Member of the Oklahoma House of Representatives from the 73rd district
- In office 1983–2003
- Preceded by: Bernard McIntyre
- Succeeded by: Judy Eason McIntyre

Personal details
- Born: 1940 or 1941 Tulsa, Oklahoma, U.S.
- Died: May 5, 2026 (aged 85)
- Education: University of Central Oklahoma

Military service
- Branch: United States Air Force

= Donald Ross (politician) =

American politician (1940/1941–2026)

Donald Ross (1940 or 1941 – May 5, 2026) was an American politician who served in the Oklahoma House of Representatives between 1983 and 2003.

==Early life and education==
Donald Ross was born in Tulsa and attended grade school in Vinita. He later returned to Tulsa and attended Carver Middle School and Booker T. Washington High School.
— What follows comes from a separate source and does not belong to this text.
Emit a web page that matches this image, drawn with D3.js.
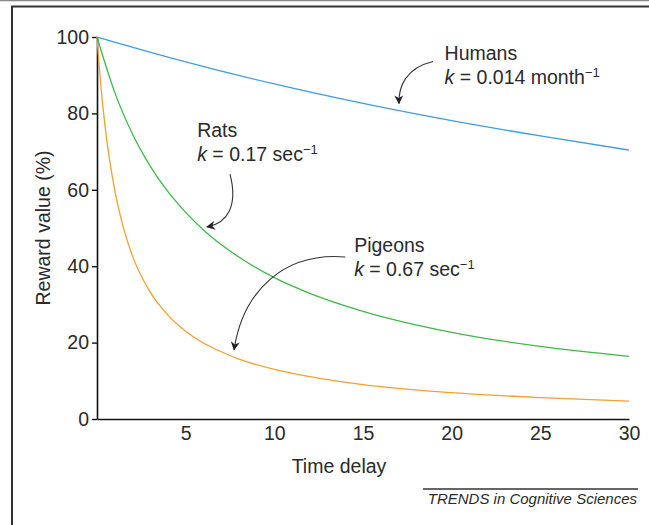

He later earned a bachelor's and master's degree in journalism from the University of Central Oklahoma. After college he joined the United States Air Force.

==Oklahoma House of Representatives==
Ross served in the Oklahoma House of Representatives between 1983 and 2003. In 1989, he successfully led an effort to remove the Confederate flag from the Oklahoma State Capitol. He chaired the Black Legislative Caucus from 1982 to 1984 and 1986 to 1988.

==Death==
Ross died on May 5, 2026, at the age of 85.